The extent of these costs will vary based on several factors, including the maturity level of existing processes to make the business more sustainable and the availability of personnel with specific ESG expertise within the company. In the absence of such internal expertise, companies will need to turn to external consultants, excluding the possibility of delegating these activities to inexperienced entities, given the economic and reputational risks associated with inadequate or incorrect compliance with CSDDD obligations.
According to a survey conducted by Istat, almost 60% of large Italian companies are already integrating ESG sustainability considerations into their corporate strategy. Some small and medium-sized enterprises have also started to reduce the environmental and social impact of their production processes, often in response to stakeholder demands or recognizing the potential of this change and seeking to leverage the competitive advantages of a proactive approach.
Common initiatives include investments in renewable energy production, purchasing electric or hybrid vehicles, and measures to reduce energy consumption and improve the energy efficiency of buildings.

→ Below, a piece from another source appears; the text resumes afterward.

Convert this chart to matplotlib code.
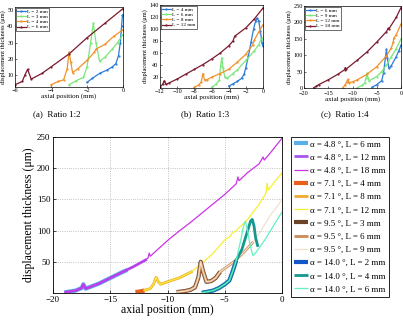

These efforts not only demonstrate a commitment to sustainability but can also translate into economic and reputational benefits for the involved companies.
In fact, the CSDDD also brings positive economic effects and corporate value creation. Improvements in internal processes could lead to better economic performance, employees might feel more satisfied working for companies committed to sustainable growth, with greater security and better working conditions. Moreover, the pressure to adopt more advanced management systems can lead to significant organizational improvements. Consumers, in turn, might be more inclined to purchase products and services from responsible companies, and credit conditions could also be more favorable for these companies.
Conclusions
The CSDDD represents a fundamental step towards integrating sustainability into European business practices. While its implementation presents significant challenges, the CSDDD also offers opportunities for companies to improve their governance, environmental, and social processes.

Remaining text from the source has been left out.